In deze zaak heeft de Rechtbank Den Haag op 6 mei 2022 uitspraak gedaan in een asielzaak waarbij de eiser, een Marokkaanse man, zijn aanvraag voor een verblijfsvergunning asiel voor bepaalde tijd had ingediend. De aanvraag was eerder door de staatssecretaris van Justitie en Veiligheid afgewezen als kennelijk ongegrond. De rechtbank heeft de zaak behandeld in een mondelinge zitting in Breda, waar de eiser werd vertegenwoordigd door zijn gemachtigde, mr. P.C.M. van Schijndel, en de verweerder door mr. F.M. van de Kamp.

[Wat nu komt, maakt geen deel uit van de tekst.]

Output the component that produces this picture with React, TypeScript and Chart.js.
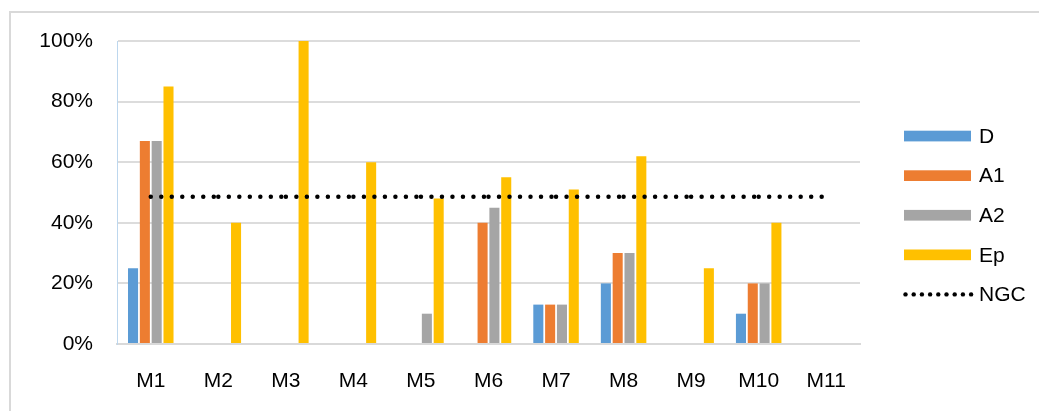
import React, { useEffect, useRef } from "react";
import { Chart, registerables } from "chart.js";

Chart.register(...registerables);

const categories = ["M1", "M2", "M3", "M4", "M5", "M6", "M7", "M8", "M9", "M10", "M11"];
const dValues = [25, 0, 0, 0, 0, 0, 13, 20, 0, 10, 0];
const a1Values = [67, 0, 0, 0, 0, 40, 13, 30, 0, 20, 0];
const a2Values = [67, 0, 0, 0, 10, 45, 13, 30, 0, 20, 0];
const epValues = [85, 40, 100, 60, 48, 55, 51, 62, 25, 40, 0];
const ngcValues = [48.6, 48.6, 48.6, 48.6, 48.6, 48.6, 48.6, 48.6, 48.6, 48.6, 48.6];
const yTicks = [0, 20, 40, 60, 80, 100];

const FONT = '"Liberation Sans", Arial, sans-serif';
const FSIZE = 21;

const framePlugin = {
  id: "frame",
  beforeDraw(chart: any) {
    const ctx = chart.ctx;
    ctx.save();
    ctx.fillStyle = "#ffffff";
    ctx.fillRect(0, 0, chart.width, chart.height);
    ctx.fillStyle = "#d9d9d9";
    ctx.fillRect(9, 11, chart.width - 9, 2);
    ctx.fillRect(9, 11, 2, chart.height - 11);
    ctx.restore();
  },
};

const legendPlugin = {
  id: "customLegend",
  afterDraw(chart: any) {
    const ctx = chart.ctx;
    ctx.save();
    const x0 = 904;
    const w = 67;
    const startY = 136;
    const step = 39.6;
    ctx.font = `${FSIZE}px ${FONT}`;
    ctx.textBaseline = "middle";
    ctx.textAlign = "left";
    const items = chart.data.datasets;
    const order = [1, 2, 3, 4, 0];
    order.forEach((di, i) => {
      const ds = items[di];
      const cy = startY + i * step;
      if (ds.type === "line") {
        ctx.fillStyle = "#000";
        for (let k = 0; k < 9; k++) {
          ctx.beginPath();
          ctx.arc(x0 + 1.5 + k * 8.2, cy, 2.2, 0, Math.PI * 2);
          ctx.fill();
        }
      } else {
        ctx.fillStyle = ds.backgroundColor;
        ctx.fillRect(x0, cy - 5.3, w, 10.7);
      }
      ctx.fillStyle = "#000";
      ctx.fillText(ds.label, 979, cy + 1);
    });
    ctx.restore();
  },
};

export default function App() {
  const ref = useRef<HTMLCanvasElement | null>(null);

  useEffect(() => {
    document.body.style.margin = "0";
    const canvas = ref.current;
    if (!canvas) return;
    const chart = new Chart(canvas, {
      type: "bar",
      data: {
        labels: categories,
        datasets: [
          {
            type: "line",
            label: "NGC",
            data: ngcValues,
            borderColor: "#000000",
            borderWidth: 4.5,
            borderDash: [0, 10.5],
            borderCapStyle: "round",
            pointRadius: 0,
            fill: false,
            tension: 0,
            order: 0,
            segment: {
              borderColor: (c: any) => (c.p0DataIndex % 2 ? "#000001" : "#000000"),
            },
          } as any,
          { type: "bar", label: "D", data: dValues, backgroundColor: "#5B9BD5", order: 1 },
          { type: "bar", label: "A1", data: a1Values, backgroundColor: "#ED7D31", order: 1 },
          { type: "bar", label: "A2", data: a2Values, backgroundColor: "#A5A5A5", order: 1 },
          { type: "bar", label: "Ep", data: epValues, backgroundColor: "#FFC000", order: 1 },
        ],
      },
      options: {
        responsive: false,
        animation: false,
        devicePixelRatio: 1,
        layout: { padding: { left: 0, right: 179, top: 41, bottom: 0 } },
        datasets: {
          bar: { categoryPercentage: 0.7, barPercentage: 0.85 },
        },
        plugins: {
          legend: { display: false },
          tooltip: { enabled: false },
        },
        scales: {
          x: {
            grid: { display: false },
            border: { display: true, color: "#d9d9d9", width: 2 },
            ticks: {
              color: "#000",
              font: { family: FONT, size: FSIZE },
              padding: 17,
              maxRotation: 0,
              autoSkip: false,
            },
            afterFit: (s: any) => {
              s.height = 67;
            },
          },
          y: {
            min: 0,
            max: 100,
            afterBuildTicks: (s: any) => {
              s.ticks = yTicks.map((v) => ({ value: v }));
            },
            grid: { color: "#dcdcdc", lineWidth: 2, drawTicks: false },
            border: { display: true, color: "#BDD7EE", width: 1 },
            ticks: {
              color: "#000",
              font: { family: FONT, size: FSIZE },
              padding: 24,
              callback: (v: any) => `${v}%`,
            },
            afterFit: (s: any) => {
              s.width = 117;
            },
          },
        },
      },
      plugins: [framePlugin, legendPlugin],
    });
    return () => chart.destroy();
  }, []);

  return (
    <div style={{ position: "fixed", left: 0, top: 0, width: 1039, height: 411 }}>
      <canvas ref={ref} width={1039} height={411} style={{ display: "block" }} />
    </div>
  );
}
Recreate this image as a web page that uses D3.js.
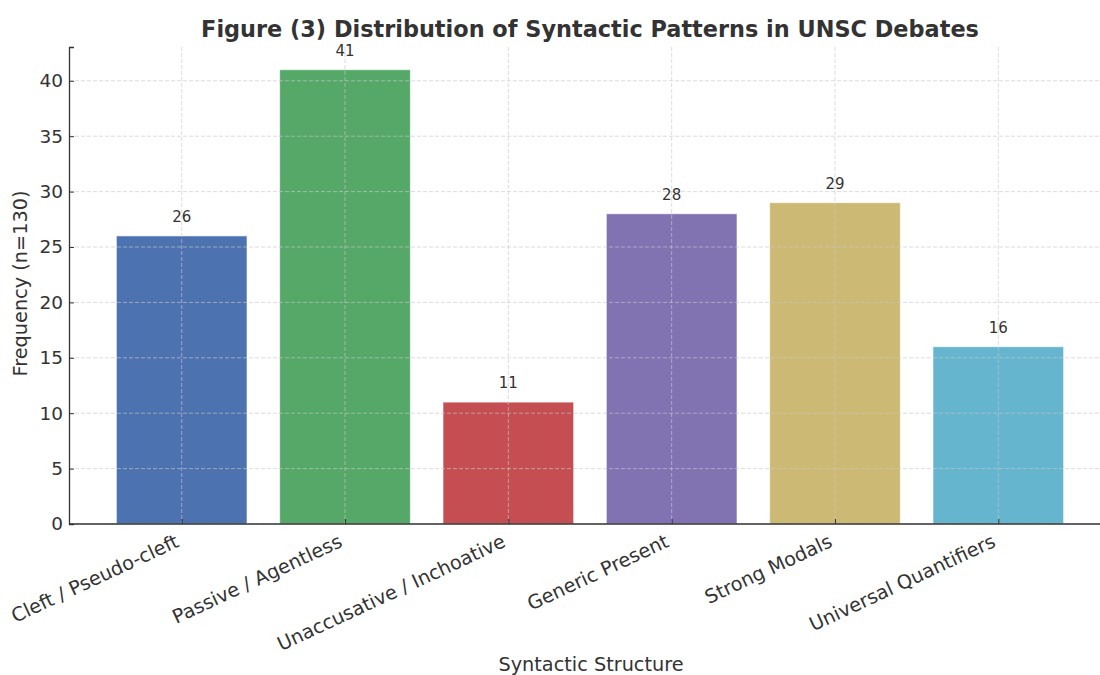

De rechtbank oordeelde dat de staatssecretaris terecht het asielrelaas van de eiser als ongeloofwaardig had bestempeld. De eiser had ruim negen jaar in Europa verbleven zonder internationale bescherming aan te vragen, voordat hij op 23 februari 2022 in Nederland asiel aanvroeg. De rechtbank merkte op dat de eiser geen documenten had overgelegd ter onderbouwing van zijn relaas, zoals bewijs van mishandelingen en andere relevante gebeurtenissen. Dit gebrek aan bewijs leidde tot de conclusie dat de verklaringen van de eiser niet voldoende waren om zijn asielaanvraag te onderbouwen.
De rechtbank concludeerde dat de staatssecretaris niet onterecht had geoordeeld dat de verklaringen van de eiser tegenstrijdig waren en dat er onvoldoende bewijs was om de gestelde mishandelingen en ontvoeringen te onderbouwen. De rechtbank verklaarde het beroep van de eiser ongegrond en wees de vorderingen af. Er werd geen aanleiding gezien voor een proceskostenveroordeling. De uitspraak werd openbaar gemaakt en er werd melding gemaakt van de mogelijkheid tot hoger beroep bij de Afdeling bestuursrechtspraak van de Raad van State binnen een week na bekendmaking.